> [WHAT TO WORK ON] Transcribe all of the material exactly. Any picture in it should be left out.
start
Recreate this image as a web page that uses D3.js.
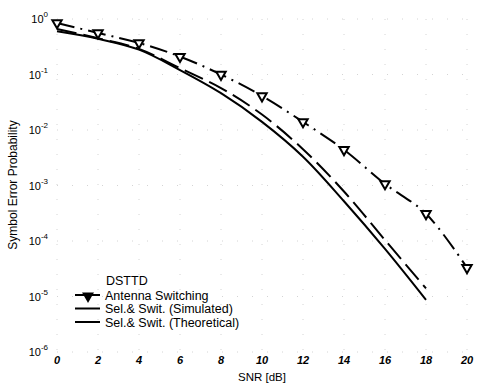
<!DOCTYPE html>
<html>
<head>
<meta charset="utf-8">
<script src="https://cdn.jsdelivr.net/npm/d3@7"></script>
<style>
  body { margin: 0; background: #fff; }
  text { font-family: "Liberation Sans", Arial, sans-serif; fill: #000; }
</style>
</head>
<body>
<svg id="chart" width="481" height="385"></svg>
<script>
// SNR values in dB
const snr = [0, 2, 4, 6, 8, 10, 12, 14, 16, 18, 20];
const snrShort = [0, 2, 4, 6, 8, 10, 12, 14, 16, 18];

// symbol error probability
const antennaSwitching = [0.85, 0.56, 0.37, 0.21, 0.10, 0.041, 0.014, 0.0044, 0.00107, 0.00031, 0.000033];
const selSwitSim = [0.6, 0.44, 0.28, 0.12, 0.046, 0.014, 0.0033, 0.00052, 0.000072, 0.0000087];
const selSwitTheo = [0.66, 0.45, 0.29, 0.13, 0.057, 0.019, 0.0045, 0.00078, 0.000104, 0.000014];

const xTicks = [0, 2, 4, 6, 8, 10, 12, 14, 16, 18, 20];
const yExponents = [0, -1, -2, -3, -4, -5, -6];

const svg = d3.select("#chart");

const x = d3.scaleLinear().domain([0, 20]).range([57, 467]);
const y = d3.scaleLog().domain([1e-6, 1]).range([352, 19]);

// faint dotted grid
const grid = svg.append("g")
  .attr("stroke", "#d4d4d4")
  .attr("stroke-width", 1)
  .attr("stroke-dasharray", "1,14");

grid.selectAll(".gx")
  .data(xTicks)
  .enter().append("line")
  .attr("x1", d => x(d)).attr("x2", d => x(d))
  .attr("y1", y(1)).attr("y2", y(1e-6));

grid.selectAll(".gy")
  .data(yExponents)
  .enter().append("line")
  .attr("x1", x(0)).attr("x2", x(20))
  .attr("y1", d => y(Math.pow(10, d))).attr("y2", d => y(Math.pow(10, d)));

// y tick labels, 10 with exponent
const yLab = svg.append("g")
  .selectAll("text")
  .data(yExponents)
  .enter().append("text")
  .attr("x", 48)
  .attr("y", d => y(Math.pow(10, d)) + 4)
  .attr("text-anchor", "end")
  .attr("font-size", 11);
yLab.append("tspan").text("10");
yLab.append("tspan")
  .attr("dy", -6)
  .attr("font-size", 8)
  .text(d => d);

// x tick labels
svg.append("g")
  .selectAll("text")
  .data(xTicks)
  .enter().append("text")
  .attr("x", d => x(d))
  .attr("y", 364)
  .attr("text-anchor", "middle")
  .attr("font-size", 11)
  .attr("font-style", "italic")
  .attr("font-weight", "bold")
  .text(d => d);

svg.append("text")
  .attr("x", 262)
  .attr("y", 381)
  .attr("text-anchor", "middle")
  .attr("font-size", 11.5)
  .text("SNR [dB]");

svg.append("text")
  .attr("transform", "translate(17,185) rotate(-90)")
  .attr("text-anchor", "middle")
  .attr("font-size", 12)
  .text("Symbol Error Probability");

const line = d3.line()
  .x(d => x(d[0]))
  .y(d => y(d[1]))
  .curve(d3.curveCatmullRom.alpha(0.5));

// Sel.& Swit. (Simulated) - solid
svg.append("path")
  .datum(d3.zip(snrShort, selSwitSim))
  .attr("d", line)
  .attr("fill", "none")
  .attr("stroke", "#000")
  .attr("stroke-width", 2);

// Sel.& Swit. (Theoretical) - dashed
svg.append("path")
  .datum(d3.zip(snrShort, selSwitTheo))
  .attr("d", line)
  .attr("fill", "none")
  .attr("stroke", "#000")
  .attr("stroke-width", 2)
  .attr("stroke-dasharray", "20,7");

// Antenna Switching - dash dot with triangles
svg.append("path")
  .datum(d3.zip(snr, antennaSwitching))
  .attr("d", line)
  .attr("fill", "none")
  .attr("stroke", "#000")
  .attr("stroke-width", 2)
  .attr("stroke-dasharray", "18,6,2,6");

const tri = d3.symbol().type(d3.symbolTriangle).size(38);
svg.append("g")
  .selectAll("path")
  .data(d3.zip(snr, antennaSwitching))
  .enter().append("path")
  .attr("d", tri)
  .attr("transform", d => `translate(${x(d[0])},${y(d[1])}) rotate(180)`)
  .attr("fill", "#fff")
  .attr("stroke", "#000")
  .attr("stroke-width", 2);

// legend
const legend = svg.append("g").attr("font-size", 12.5);
legend.append("text").attr("x", 106).attr("y", 285).text("DSTTD");
const items = ["Antenna Switching", "Sel.& Swit. (Simulated)", "Sel.& Swit. (Theoretical)"];
items.forEach((name, i) => {
  const ly = 295 + i * 13.5;
  legend.append("line")
    .attr("x1", 75).attr("x2", 100)
    .attr("y1", ly).attr("y2", ly)
    .attr("stroke", "#000")
    .attr("stroke-width", 2);
  if (i === 0) {
    legend.append("path")
      .attr("d", tri)
      .attr("transform", `translate(88,${ly + 1}) rotate(180)`)
      .attr("fill", "#000")
      .attr("stroke", "#000")
      .attr("stroke-width", 1.5);
  }
  legend.append("text").attr("x", 105).attr("y", ly + 4.5).text(name);
});
</script>
</body>
</html>
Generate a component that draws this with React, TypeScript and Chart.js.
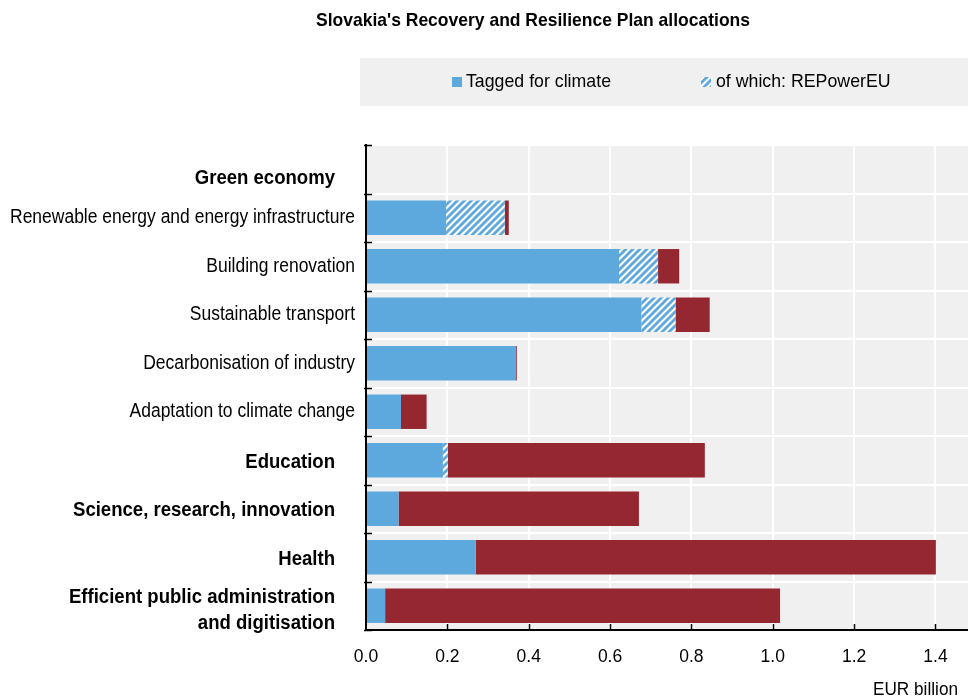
end
> [RESULT OF THE EXERCISE]
Recreate this image as a web page that uses D3.js.
<!DOCTYPE html>
<html>
<head>
<meta charset="utf-8">
<script src="https://cdn.jsdelivr.net/npm/d3@7"></script>
<style>
  body { margin: 0; background: #fff; }
  text { font-family: "Liberation Sans", Arial, sans-serif; fill: #000; }
</style>
</head>
<body>
<svg id="chart" width="481" height="385"></svg>
<script>
// SNR values in dB
const snr = [0, 2, 4, 6, 8, 10, 12, 14, 16, 18, 20];
const snrShort = [0, 2, 4, 6, 8, 10, 12, 14, 16, 18];

// symbol error probability
const antennaSwitching = [0.85, 0.56, 0.37, 0.21, 0.10, 0.041, 0.014, 0.0044, 0.00107, 0.00031, 0.000033];
const selSwitSim = [0.6, 0.44, 0.28, 0.12, 0.046, 0.014, 0.0033, 0.00052, 0.000072, 0.0000087];
const selSwitTheo = [0.66, 0.45, 0.29, 0.13, 0.057, 0.019, 0.0045, 0.00078, 0.000104, 0.000014];

const xTicks = [0, 2, 4, 6, 8, 10, 12, 14, 16, 18, 20];
const yExponents = [0, -1, -2, -3, -4, -5, -6];

const svg = d3.select("#chart");

const x = d3.scaleLinear().domain([0, 20]).range([57, 467]);
const y = d3.scaleLog().domain([1e-6, 1]).range([352, 19]);

// faint dotted grid
const grid = svg.append("g")
  .attr("stroke", "#d4d4d4")
  .attr("stroke-width", 1)
  .attr("stroke-dasharray", "1,14");

grid.selectAll(".gx")
  .data(xTicks)
  .enter().append("line")
  .attr("x1", d => x(d)).attr("x2", d => x(d))
  .attr("y1", y(1)).attr("y2", y(1e-6));

grid.selectAll(".gy")
  .data(yExponents)
  .enter().append("line")
  .attr("x1", x(0)).attr("x2", x(20))
  .attr("y1", d => y(Math.pow(10, d))).attr("y2", d => y(Math.pow(10, d)));

// y tick labels, 10 with exponent
const yLab = svg.append("g")
  .selectAll("text")
  .data(yExponents)
  .enter().append("text")
  .attr("x", 48)
  .attr("y", d => y(Math.pow(10, d)) + 4)
  .attr("text-anchor", "end")
  .attr("font-size", 11);
yLab.append("tspan").text("10");
yLab.append("tspan")
  .attr("dy", -6)
  .attr("font-size", 8)
  .text(d => d);

// x tick labels
svg.append("g")
  .selectAll("text")
  .data(xTicks)
  .enter().append("text")
  .attr("x", d => x(d))
  .attr("y", 364)
  .attr("text-anchor", "middle")
  .attr("font-size", 11)
  .attr("font-style", "italic")
  .attr("font-weight", "bold")
  .text(d => d);

svg.append("text")
  .attr("x", 262)
  .attr("y", 381)
  .attr("text-anchor", "middle")
  .attr("font-size", 11.5)
  .text("SNR [dB]");

svg.append("text")
  .attr("transform", "translate(17,185) rotate(-90)")
  .attr("text-anchor", "middle")
  .attr("font-size", 12)
  .text("Symbol Error Probability");

const line = d3.line()
  .x(d => x(d[0]))
  .y(d => y(d[1]))
  .curve(d3.curveCatmullRom.alpha(0.5));

// Sel.& Swit. (Simulated) - solid
svg.append("path")
  .datum(d3.zip(snrShort, selSwitSim))
  .attr("d", line)
  .attr("fill", "none")
  .attr("stroke", "#000")
  .attr("stroke-width", 2);

// Sel.& Swit. (Theoretical) - dashed
svg.append("path")
  .datum(d3.zip(snrShort, selSwitTheo))
  .attr("d", line)
  .attr("fill", "none")
  .attr("stroke", "#000")
  .attr("stroke-width", 2)
  .attr("stroke-dasharray", "20,7");

// Antenna Switching - dash dot with triangles
svg.append("path")
  .datum(d3.zip(snr, antennaSwitching))
  .attr("d", line)
  .attr("fill", "none")
  .attr("stroke", "#000")
  .attr("stroke-width", 2)
  .attr("stroke-dasharray", "18,6,2,6");

const tri = d3.symbol().type(d3.symbolTriangle).size(38);
svg.append("g")
  .selectAll("path")
  .data(d3.zip(snr, antennaSwitching))
  .enter().append("path")
  .attr("d", tri)
  .attr("transform", d => `translate(${x(d[0])},${y(d[1])}) rotate(180)`)
  .attr("fill", "#fff")
  .attr("stroke", "#000")
  .attr("stroke-width", 2);

// legend
const legend = svg.append("g").attr("font-size", 12.5);
legend.append("text").attr("x", 106).attr("y", 285).text("DSTTD");
const items = ["Antenna Switching", "Sel.& Swit. (Simulated)", "Sel.& Swit. (Theoretical)"];
items.forEach((name, i) => {
  const ly = 295 + i * 13.5;
  legend.append("line")
    .attr("x1", 75).attr("x2", 100)
    .attr("y1", ly).attr("y2", ly)
    .attr("stroke", "#000")
    .attr("stroke-width", 2);
  if (i === 0) {
    legend.append("path")
      .attr("d", tri)
      .attr("transform", `translate(88,${ly + 1}) rotate(180)`)
      .attr("fill", "#000")
      .attr("stroke", "#000")
      .attr("stroke-width", 1.5);
  }
  legend.append("text").attr("x", 105).attr("y", ly + 4.5).text(name);
});
</script>
</body>
</html>
Generate a component that draws this with React, TypeScript and Chart.js.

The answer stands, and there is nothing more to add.